COLLECTED MATERIAL:
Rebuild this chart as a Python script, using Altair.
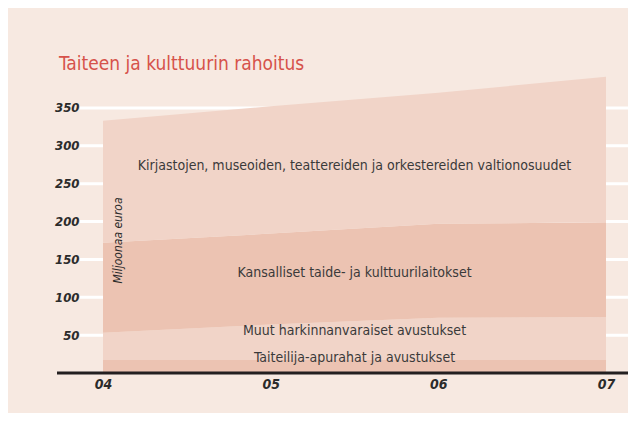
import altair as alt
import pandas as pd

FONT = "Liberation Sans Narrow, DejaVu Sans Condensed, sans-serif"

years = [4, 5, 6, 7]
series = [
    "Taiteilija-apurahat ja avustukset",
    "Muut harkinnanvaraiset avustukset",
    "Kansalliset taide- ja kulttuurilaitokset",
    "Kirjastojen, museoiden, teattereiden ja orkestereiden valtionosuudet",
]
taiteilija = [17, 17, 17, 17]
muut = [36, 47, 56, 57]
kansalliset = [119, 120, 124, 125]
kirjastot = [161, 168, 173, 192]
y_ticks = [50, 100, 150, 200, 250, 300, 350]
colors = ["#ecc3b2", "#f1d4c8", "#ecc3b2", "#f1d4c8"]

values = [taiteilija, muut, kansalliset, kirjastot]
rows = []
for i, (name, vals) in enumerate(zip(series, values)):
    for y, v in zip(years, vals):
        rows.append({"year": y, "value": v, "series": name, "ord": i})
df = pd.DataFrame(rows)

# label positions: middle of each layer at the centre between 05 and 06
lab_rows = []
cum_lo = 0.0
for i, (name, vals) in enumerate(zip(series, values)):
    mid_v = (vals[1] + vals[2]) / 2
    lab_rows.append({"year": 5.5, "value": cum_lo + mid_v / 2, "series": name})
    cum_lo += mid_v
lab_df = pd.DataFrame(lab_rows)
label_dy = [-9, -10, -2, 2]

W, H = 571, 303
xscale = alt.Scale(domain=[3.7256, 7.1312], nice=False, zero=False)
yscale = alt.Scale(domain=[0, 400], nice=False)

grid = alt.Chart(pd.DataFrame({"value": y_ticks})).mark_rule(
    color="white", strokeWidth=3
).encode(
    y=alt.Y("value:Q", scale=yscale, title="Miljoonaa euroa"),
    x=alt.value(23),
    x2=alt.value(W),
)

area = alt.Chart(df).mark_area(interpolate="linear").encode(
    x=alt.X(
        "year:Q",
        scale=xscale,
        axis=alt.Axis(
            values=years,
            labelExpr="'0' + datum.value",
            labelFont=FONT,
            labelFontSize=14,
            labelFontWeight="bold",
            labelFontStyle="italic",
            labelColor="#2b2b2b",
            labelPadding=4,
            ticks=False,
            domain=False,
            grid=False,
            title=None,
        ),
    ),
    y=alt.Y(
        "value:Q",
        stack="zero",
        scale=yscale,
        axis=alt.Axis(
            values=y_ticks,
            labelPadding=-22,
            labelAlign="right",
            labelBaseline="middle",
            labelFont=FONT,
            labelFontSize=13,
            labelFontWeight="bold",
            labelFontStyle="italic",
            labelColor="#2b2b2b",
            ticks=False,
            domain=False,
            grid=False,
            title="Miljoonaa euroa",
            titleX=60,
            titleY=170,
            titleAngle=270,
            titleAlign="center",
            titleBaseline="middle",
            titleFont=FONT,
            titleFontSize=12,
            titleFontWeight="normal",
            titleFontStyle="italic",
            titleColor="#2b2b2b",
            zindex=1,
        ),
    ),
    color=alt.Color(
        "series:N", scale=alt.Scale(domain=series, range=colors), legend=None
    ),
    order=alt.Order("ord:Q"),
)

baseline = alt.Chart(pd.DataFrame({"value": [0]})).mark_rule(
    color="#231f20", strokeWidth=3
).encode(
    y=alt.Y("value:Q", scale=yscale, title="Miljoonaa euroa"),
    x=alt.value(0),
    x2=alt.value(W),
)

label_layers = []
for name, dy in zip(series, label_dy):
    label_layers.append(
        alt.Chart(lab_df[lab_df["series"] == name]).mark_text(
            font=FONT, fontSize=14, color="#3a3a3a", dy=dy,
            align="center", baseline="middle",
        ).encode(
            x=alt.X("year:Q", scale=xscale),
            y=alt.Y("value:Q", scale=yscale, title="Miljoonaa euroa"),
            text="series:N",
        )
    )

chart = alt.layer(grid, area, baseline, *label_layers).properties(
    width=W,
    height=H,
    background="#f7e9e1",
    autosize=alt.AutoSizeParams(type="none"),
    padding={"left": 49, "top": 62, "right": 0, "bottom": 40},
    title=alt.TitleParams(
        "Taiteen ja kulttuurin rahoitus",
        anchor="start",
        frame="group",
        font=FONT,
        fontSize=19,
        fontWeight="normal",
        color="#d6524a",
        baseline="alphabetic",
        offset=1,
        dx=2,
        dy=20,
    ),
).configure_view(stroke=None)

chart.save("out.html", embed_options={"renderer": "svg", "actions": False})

WHAT YOU SHOULD DO: Every line of the data above should be quoted exactly. Omit the pictures.

PROBLEM SOLUTION:
Rebuild this chart as a Python script, using Altair.
import altair as alt
import pandas as pd

FONT = "Liberation Sans Narrow, DejaVu Sans Condensed, sans-serif"

years = [4, 5, 6, 7]
series = [
    "Taiteilija-apurahat ja avustukset",
    "Muut harkinnanvaraiset avustukset",
    "Kansalliset taide- ja kulttuurilaitokset",
    "Kirjastojen, museoiden, teattereiden ja orkestereiden valtionosuudet",
]
taiteilija = [17, 17, 17, 17]
muut = [36, 47, 56, 57]
kansalliset = [119, 120, 124, 125]
kirjastot = [161, 168, 173, 192]
y_ticks = [50, 100, 150, 200, 250, 300, 350]
colors = ["#ecc3b2", "#f1d4c8", "#ecc3b2", "#f1d4c8"]

values = [taiteilija, muut, kansalliset, kirjastot]
rows = []
for i, (name, vals) in enumerate(zip(series, values)):
    for y, v in zip(years, vals):
        rows.append({"year": y, "value": v, "series": name, "ord": i})
df = pd.DataFrame(rows)

# label positions: middle of each layer at the centre between 05 and 06
lab_rows = []
cum_lo = 0.0
for i, (name, vals) in enumerate(zip(series, values)):
    mid_v = (vals[1] + vals[2]) / 2
    lab_rows.append({"year": 5.5, "value": cum_lo + mid_v / 2, "series": name})
    cum_lo += mid_v
lab_df = pd.DataFrame(lab_rows)
label_dy = [-9, -10, -2, 2]

W, H = 571, 303
xscale = alt.Scale(domain=[3.7256, 7.1312], nice=False, zero=False)
yscale = alt.Scale(domain=[0, 400], nice=False)

grid = alt.Chart(pd.DataFrame({"value": y_ticks})).mark_rule(
    color="white", strokeWidth=3
).encode(
    y=alt.Y("value:Q", scale=yscale, title="Miljoonaa euroa"),
    x=alt.value(23),
    x2=alt.value(W),
)

area = alt.Chart(df).mark_area(interpolate="linear").encode(
    x=alt.X(
        "year:Q",
        scale=xscale,
        axis=alt.Axis(
            values=years,
            labelExpr="'0' + datum.value",
            labelFont=FONT,
            labelFontSize=14,
            labelFontWeight="bold",
            labelFontStyle="italic",
            labelColor="#2b2b2b",
            labelPadding=4,
            ticks=False,
            domain=False,
            grid=False,
            title=None,
        ),
    ),
    y=alt.Y(
        "value:Q",
        stack="zero",
        scale=yscale,
        axis=alt.Axis(
            values=y_ticks,
            labelPadding=-22,
            labelAlign="right",
            labelBaseline="middle",
            labelFont=FONT,
            labelFontSize=13,
            labelFontWeight="bold",
            labelFontStyle="italic",
            labelColor="#2b2b2b",
            ticks=False,
            domain=False,
            grid=False,
            title="Miljoonaa euroa",
            titleX=60,
            titleY=170,
            titleAngle=270,
            titleAlign="center",
            titleBaseline="middle",
            titleFont=FONT,
            titleFontSize=12,
            titleFontWeight="normal",
            titleFontStyle="italic",
            titleColor="#2b2b2b",
            zindex=1,
        ),
    ),
    color=alt.Color(
        "series:N", scale=alt.Scale(domain=series, range=colors), legend=None
    ),
    order=alt.Order("ord:Q"),
)

baseline = alt.Chart(pd.DataFrame({"value": [0]})).mark_rule(
    color="#231f20", strokeWidth=3
).encode(
    y=alt.Y("value:Q", scale=yscale, title="Miljoonaa euroa"),
    x=alt.value(0),
    x2=alt.value(W),
)

label_layers = []
for name, dy in zip(series, label_dy):
    label_layers.append(
        alt.Chart(lab_df[lab_df["series"] == name]).mark_text(
            font=FONT, fontSize=14, color="#3a3a3a", dy=dy,
            align="center", baseline="middle",
        ).encode(
            x=alt.X("year:Q", scale=xscale),
            y=alt.Y("value:Q", scale=yscale, title="Miljoonaa euroa"),
            text="series:N",
        )
    )

chart = alt.layer(grid, area, baseline, *label_layers).properties(
    width=W,
    height=H,
    background="#f7e9e1",
    autosize=alt.AutoSizeParams(type="none"),
    padding={"left": 49, "top": 62, "right": 0, "bottom": 40},
    title=alt.TitleParams(
        "Taiteen ja kulttuurin rahoitus",
        anchor="start",
        frame="group",
        font=FONT,
        fontSize=19,
        fontWeight="normal",
        color="#d6524a",
        baseline="alphabetic",
        offset=1,
        dx=2,
        dy=20,
    ),
).configure_view(stroke=None)

chart.save("out.html", embed_options={"renderer": "svg", "actions": False})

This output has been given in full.